[INSTRUCTIONS TO FOLLOW] Set the lines down again exactly, first line through the line that contains "const GENOME_LENGTH = 29903;", with no pictures.
:::::
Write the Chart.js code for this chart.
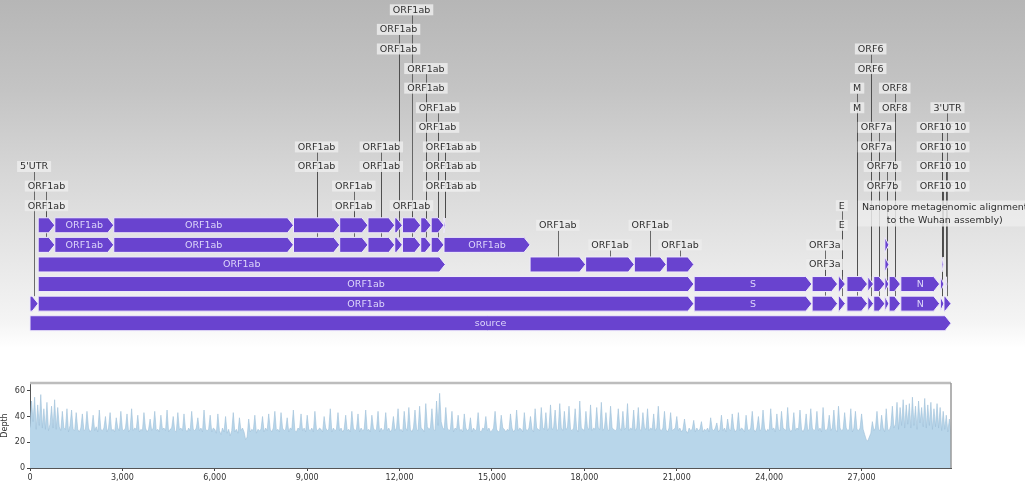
<!DOCTYPE html>
<html>
<head>
<meta charset="utf-8">
<script src="https://cdn.jsdelivr.net/npm/chart.js@4.4.1/dist/chart.umd.min.js"></script>
<style>
  html, body { margin: 0; padding: 0; }
  body {
    width: 1025px; height: 490px; overflow: hidden; position: relative;
    background: linear-gradient(to bottom, #b6b6b6 0px, #c4c4c4 90px, #d6d6d6 170px, #e6e6e6 250px, #f4f4f4 320px, #ffffff 348px);
  }
  #map { position: absolute; left: 0; top: 0; }
  #depth { position: absolute; left: 0; top: 340px; }
</style>
</head>
<body>
<canvas id="map" width="1025" height="334"></canvas>
<canvas id="depth" width="1025" height="150"></canvas>
<script>
const GENOME_LENGTH = 29903;

// ---- annotated features (genome coordinates, track row 0 = source, 5 = top peptide row)
const featureStart = [
  1,
  1, 266, 21563, 25393, 26245, 26523, 27202, 27394, 27756, 27894, 28274, 29558, 29675,
  266, 21563, 25393, 26245, 26523, 27202, 27394, 27756, 27894, 28274, 29558, 29728,
  266, 16237, 18040, 19621, 20659, 27756, 29609,
  266, 806, 2720, 8555, 10055, 10973, 11843, 12092, 12686, 13025, 13442, 27756,
  266, 806, 2720, 8555, 10055, 10973, 11843, 12092, 12686, 13025, 13442
];
const featureEnd = [
  29903,
  265, 21555, 25384, 26220, 26472, 27191, 27387, 27759, 27887, 28259, 29533, 29674, 29903,
  21555, 25384, 26220, 26472, 27191, 27387, 27759, 27887, 28259, 29533, 29674, 29768,
  13483, 18039, 19620, 20658, 21552, 27887, 29657,
  805, 2719, 8554, 10054, 10972, 11842, 12091, 12685, 13024, 13441, 16236, 27887,
  805, 2719, 8554, 10054, 10972, 11842, 12091, 12685, 13024, 13441, 13480
];
const featureRow = [
  0,
  1, 1, 1, 1, 1, 1, 1, 1, 1, 1, 1, 1, 1,
  2, 2, 2, 2, 2, 2, 2, 2, 2, 2, 2, 2,
  3, 3, 3, 3, 3, 3, 3,
  4, 4, 4, 4, 4, 4, 4, 4, 4, 4, 4, 4,
  5, 5, 5, 5, 5, 5, 5, 5, 5, 5, 5
];
// text written inside a feature ('' = none)
const featureText = [
  'source',
  '', 'ORF1ab', 'S', '', '', '', '', '', '', '', 'N', '', '',
  'ORF1ab', 'S', '', '', '', '', '', '', '', 'N', '', '',
  'ORF1ab', '', '', '', '', '', '',
  '', 'ORF1ab', 'ORF1ab', '', '', '', '', '', '', '', 'ORF1ab', '',
  '', 'ORF1ab', 'ORF1ab', '', '', '', '', '', '', '', ''
];

// ---- boxed labels above the tracks, with leader lines down to their feature
const calloutText = [
  "5'UTR", 'ORF1ab', 'ORF1ab',
  'ORF1ab', 'ORF1ab', 'ORF1ab', 'ORF1ab', 'ORF1ab', 'ORF1ab',
  'ORF1ab', 'ORF1ab', 'ORF1ab', 'ORF1ab',
  'ORF1ab', 'ORF1ab', 'ORF1ab', 'ORF1ab',
  'ORF1ab', 'ORF1ab', 'ORF1ab', 'ORF1ab', 'ORF1ab', 'ORF1ab',
  'ORF1ab', 'ORF1ab', 'ORF1ab', 'ORF1ab',
  'ORF3a', 'ORF3a', 'E', 'E', 'M', 'M', 'ORF6', 'ORF6',
  'ORF7a', 'ORF7a', 'ORF7b', 'ORF7b', 'ORF8', 'ORF8', "3'UTR",
  'ORF10', 'ORF10', 'ORF10', 'ORF10', 'ORF10', 'ORF10', 'ORF10', 'ORF10'
];
const calloutPos = [
  133, 535, 535,
  9304, 9304, 10513, 10513, 11407, 11407,
  11967, 11967, 12388, 12388,
  12855, 12855, 13233, 13233,
  13900, 13461, 13900, 13461, 13900, 13461,
  17138, 18830, 20140, 21105,
  25806, 25806, 26358, 26358, 26857, 26857, 27294, 27294,
  27480, 27480, 27680, 27680, 28076, 28076, 29789,
  29890, 29400, 29890, 29400, 29890, 29400, 29890, 29400
];
const calloutLevel = [
  8, 7, 6,
  9, 8, 7, 6, 9, 8,
  15, 14, 16, 6,
  13, 12, 11, 10,
  9, 9, 8, 8, 7, 7,
  5, 4, 5, 4,
  4, 3, 6, 5, 12, 11, 14, 13,
  10, 9, 8, 7, 12, 11, 11,
  10, 10, 9, 9, 8, 8, 7, 7
];
const calloutTarget = [
  133, 535, 535,
  9304, 9304, 10513, 10513, 11407, 11407,
  11967, 11967, 12388, 12388,
  12855, 12855, 13233, 13233,
  13461, 13461, 13461, 13461, 13461, 13461,
  17138, 18830, 20140, 21105,
  25806, 25806, 26358, 26358, 26857, 26857, 27294, 27294,
  27576, 27576, 27821, 27821, 28076, 28076, 29789,
  29616, 29616, 29616, 29616, 29748, 29748, 29633, 29633
];
const calloutTargetRow = [
  1, 4, 5,
  4, 5, 4, 5, 4, 5,
  4, 5, 4, 5,
  4, 5, 4, 5,
  5, 5, 5, 5, 5, 5,
  3, 3, 3, 3,
  2, 1, 2, 1, 2, 1, 2, 1,
  2, 1, 2, 1, 2, 1, 1,
  2, 2, 1, 1, 2, 2, 3, 3
];

// two-line note attached to the 3' end
const noteLines = ['Nanopore metagenomic alignment', 'to the Wuhan assembly)'];
const notePos = 29700;
const noteLevel = 5.6;

// ---- read depth along the genome, one value per 50 bp
const depthStep = 50;
const depthValues = [
  31,52,36,55,30,49,33,57,31,46,
  30,51,29,34,48,31,53,30,47,32,
  29,44,31,30,46,28,33,45,30,29,
  43,30,28,31,42,29,30,44,31,28,
  30,41,29,32,28,45,30,29,31,40,
  28,31,43,29,30,28,39,31,29,44,
  30,29,31,42,28,30,46,29,31,30,
  41,28,30,29,43,31,28,30,38,29,
  31,44,29,30,28,41,30,31,29,45,
  28,30,31,40,29,28,43,30,31,29,
  42,30,28,31,29,44,30,29,31,39,
  29,31,28,45,30,29,30,41,28,31,
  30,27,42,29,26,31,28,40,27,30,
  25,29,43,28,30,27,39,29,31,28,
  22,24,38,28,30,29,41,27,30,29,
  30,40,28,31,29,42,30,28,31,44,
  29,30,28,43,31,29,30,39,28,31,
  30,45,29,28,31,30,42,29,31,28,
  41,30,29,31,28,44,30,29,31,30,
  28,40,31,29,30,46,28,31,29,30,
  43,29,31,28,30,41,29,30,28,44,
  31,29,30,42,28,31,29,30,45,29,
  30,28,41,31,29,30,44,28,31,29,
  30,43,29,31,28,30,40,29,31,46,
  29,30,28,44,31,29,47,30,28,31,
  45,30,29,48,31,30,28,50,32,30,
  31,46,30,29,52,33,58,36,31,30,
  47,31,29,30,44,28,31,30,41,29,
  30,28,42,31,29,30,39,28,31,29,
  30,43,29,28,31,30,40,29,31,28,
  29,31,44,30,28,29,41,31,30,28,
  30,29,42,31,28,30,45,29,31,30,
  28,43,30,29,31,40,30,28,46,31,
  30,29,47,31,30,43,29,31,49,30,
  31,45,29,30,50,31,29,44,30,31,
  48,30,29,31,46,30,28,52,31,30,
  29,44,31,30,49,29,31,30,47,31,
  30,51,29,31,43,30,29,48,31,30,
  29,30,46,31,29,44,30,31,50,29,
  31,30,45,29,31,47,30,29,43,31,
  30,46,29,31,30,42,29,31,48,30,
  29,31,44,30,28,31,43,29,30,31,
  40,29,31,28,30,38,29,27,31,29,
  30,37,28,31,29,30,36,28,30,29,
  31,28,39,30,29,31,35,28,30,41,
  29,31,28,38,30,29,42,31,28,30,
  43,29,31,30,28,41,30,29,31,44,
  30,28,31,40,29,30,45,31,28,30,
  29,46,30,31,28,42,30,29,44,31,
  30,29,47,31,28,30,43,29,31,30,
  45,30,28,31,42,29,30,46,31,29,
  30,44,29,31,28,47,30,29,31,41,
  29,31,45,30,28,48,31,29,30,43,
  31,29,30,46,28,31,44,30,29,31,
  42,30,26,22,21,24,27,36,29,31,
  44,30,29,41,31,28,46,30,29,33,
  48,31,34,51,30,47,33,53,31,49,
  34,50,31,55,33,48,30,52,35,47,
  32,54,31,49,33,51,30,46,32,50,
  31,47,29,44,30,41,28,38,27,25
];
const xTickValues = [0, 3000, 6000, 9000, 12000, 15000, 18000, 21000, 24000, 27000];
const yTickValues = [0, 20, 40, 60];

// ---- drawing constants
const BAR_H = 15;
const HEAD = 6;
const BOX_H = 11;
const LABEL_FONT = '9.5px "DejaVu Sans"';
const FEATURE_FILL = '#6943cf';
const FEATURE_EDGE = '#efeafc';

function arrowPath(ctx, x0, x1, yc, h) {
  const head = Math.min(HEAD, Math.max(x1 - x0, 1));
  ctx.beginPath();
  ctx.moveTo(x0, yc - h / 2);
  ctx.lineTo(x1 - head, yc - h / 2);
  ctx.lineTo(x1, yc);
  ctx.lineTo(x1 - head, yc + h / 2);
  ctx.lineTo(x0, yc + h / 2);
  ctx.closePath();
}

function drawBox(ctx, cx, cy, w, h) {
  ctx.fillStyle = 'rgba(236,236,236,0.85)';
  ctx.fillRect(cx - w / 2, cy - h / 2, w, h);
}

const featureMapPlugin = {
  id: 'featureMap',
  beforeDatasetsDraw(chart) {
    const { ctx } = chart;
    const xs = chart.scales.x, ys = chart.scales.y;
    ctx.save();
    ctx.strokeStyle = '#4a4a4a';
    ctx.lineWidth = 0.8;
    calloutText.forEach((t, i) => {
      const x = Math.round(xs.getPixelForValue(calloutTarget[i])) + 0.5;
      const yTop = ys.getPixelForValue(calloutLevel[i]) + BOX_H / 2;
      const yBot = ys.getPixelForValue(calloutTargetRow[i]) - BAR_H / 2;
      if (yBot > yTop) {
        ctx.beginPath();
        ctx.moveTo(x, yTop);
        ctx.lineTo(x, yBot);
        ctx.stroke();
      }
    });
    ctx.restore();
  },
  afterDatasetsDraw(chart) {
    const { ctx } = chart;
    const xs = chart.scales.x, ys = chart.scales.y;
    const meta = chart.getDatasetMeta(0);
    ctx.save();
    // feature arrows
    meta.data.forEach((bar) => {
      const p = bar.getProps(['x', 'base', 'y', 'height'], true);
      const x0 = Math.min(p.x, p.base), x1 = Math.max(p.x, p.base);
      arrowPath(ctx, x0, x1, p.y, p.height);
      ctx.fillStyle = FEATURE_FILL;
      ctx.fill();
      ctx.strokeStyle = FEATURE_EDGE;
      ctx.lineWidth = 1;
      ctx.stroke();
    });
    // text inside features
    ctx.font = LABEL_FONT;
    ctx.textAlign = 'center';
    ctx.textBaseline = 'middle';
    ctx.fillStyle = '#ddd6fb';
    meta.data.forEach((bar, i) => {
      if (!featureText[i]) return;
      const p = bar.getProps(['x', 'base', 'y'], true);
      ctx.fillText(featureText[i], (p.x + p.base) / 2, p.y + 0.5);
    });
    // boxed callouts
    calloutText.forEach((t, i) => {
      const cx = xs.getPixelForValue(calloutPos[i]);
      const cy = ys.getPixelForValue(calloutLevel[i]);
      const w = ctx.measureText(t).width + 6;
      drawBox(ctx, cx, cy, w, BOX_H);
      ctx.fillStyle = '#2e2e2e';
      ctx.fillText(t, cx, cy + 0.5);
    });
    // two-line note
    const nx = xs.getPixelForValue(notePos);
    const ny = ys.getPixelForValue(noteLevel);
    const nw = Math.max(...noteLines.map(s => ctx.measureText(s).width)) + 8;
    drawBox(ctx, nx, ny, nw, 26);
    ctx.fillStyle = '#2e2e2e';
    ctx.fillText(noteLines[0], nx, ny - 6);
    ctx.fillText(noteLines[1], nx, ny + 7);
    ctx.restore();
  }
};

new Chart(document.getElementById('map'), {
  type: 'bar',
  data: {
    datasets: [{
      data: featureStart.map((s, i) => ({ x: [s, featureEnd[i]], y: featureRow[i] })),
      backgroundColor: 'rgba(0,0,0,0)',
      borderWidth: 0,
      barThickness: BAR_H,
      grouped: false
    }]
  },
  options: {
    indexAxis: 'y',
    responsive: false,
    animation: false,
    layout: { padding: { left: 30, right: 74, top: 0, bottom: 0 } },
    scales: {
      x: { type: 'linear', min: 0, max: GENOME_LENGTH, display: false },
      y: { type: 'linear', min: -0.55, max: 16.5, offset: false, display: false }
    },
    plugins: { legend: { display: false }, tooltip: { enabled: false } }
  },
  plugins: [featureMapPlugin]
});

// frame around the depth panel
const framePlugin = {
  id: 'frame',
  afterDraw(chart) {
    const { ctx, chartArea: a } = chart;
    ctx.save();
    ctx.strokeStyle = '#bdbdbd';
    ctx.lineWidth = 2.5;
    ctx.beginPath();
    ctx.moveTo(a.left, a.top);
    ctx.lineTo(a.right, a.top);
    ctx.stroke();
    ctx.strokeStyle = '#9a9a9a';
    ctx.lineWidth = 1.5;
    ctx.beginPath();
    ctx.moveTo(a.right, a.top);
    ctx.lineTo(a.right, a.bottom);
    ctx.stroke();
    ctx.restore();
  }
};

const tickFont = { family: '"DejaVu Sans"', size: 8 };

new Chart(document.getElementById('depth'), {
  type: 'line',
  data: {
    datasets: [{
      data: depthValues.map((v, i) => ({ x: i * depthStep, y: v })),
      fill: 'origin',
      backgroundColor: '#b8d6ea',
      borderColor: '#9dbfd8',
      borderWidth: 0.6,
      pointRadius: 0,
      tension: 0
    }]
  },
  options: {
    responsive: false,
    animation: false,
    layout: { padding: { left: 0, right: 74, top: 43, bottom: 0 } },
    scales: {
      x: {
        type: 'linear', min: 0, max: GENOME_LENGTH,
        afterBuildTicks: (s) => { s.ticks = xTickValues.map(v => ({ value: v })); },
        afterFit: (s) => { s.height = 22; },
        grid: { drawOnChartArea: false, tickLength: 3, color: '#444' },
        border: { color: '#555', width: 1 },
        ticks: {
          autoSkip: false, maxRotation: 0, padding: 2, color: '#333', font: tickFont,
          callback: (v) => Number(v).toLocaleString('en-US')
        }
      },
      y: {
        type: 'linear', min: 0, max: 66,
        afterBuildTicks: (s) => { s.ticks = yTickValues.map(v => ({ value: v })); },
        afterFit: (s) => { s.width = 30; },
        grid: { drawOnChartArea: false, tickLength: 3, color: '#444' },
        border: { color: '#555', width: 1 },
        ticks: { autoSkip: false, padding: 2, color: '#333', font: tickFont },
        title: { display: true, text: 'Depth', color: '#333', font: tickFont, padding: { top: 0, bottom: 0 } }
      }
    },
    plugins: { legend: { display: false }, tooltip: { enabled: false } }
  },
  plugins: [framePlugin]
});
</script>
</body>
</html>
:::::
[REPLY TO THE TASK]
Write the Chart.js code for this chart.
<!DOCTYPE html>
<html>
<head>
<meta charset="utf-8">
<script src="https://cdn.jsdelivr.net/npm/chart.js@4.4.1/dist/chart.umd.min.js"></script>
<style>
  html, body { margin: 0; padding: 0; }
  body {
    width: 1025px; height: 490px; overflow: hidden; position: relative;
    background: linear-gradient(to bottom, #b6b6b6 0px, #c4c4c4 90px, #d6d6d6 170px, #e6e6e6 250px, #f4f4f4 320px, #ffffff 348px);
  }
  #map { position: absolute; left: 0; top: 0; }
  #depth { position: absolute; left: 0; top: 340px; }
</style>
</head>
<body>
<canvas id="map" width="1025" height="334"></canvas>
<canvas id="depth" width="1025" height="150"></canvas>
<script>
const GENOME_LENGTH = 29903;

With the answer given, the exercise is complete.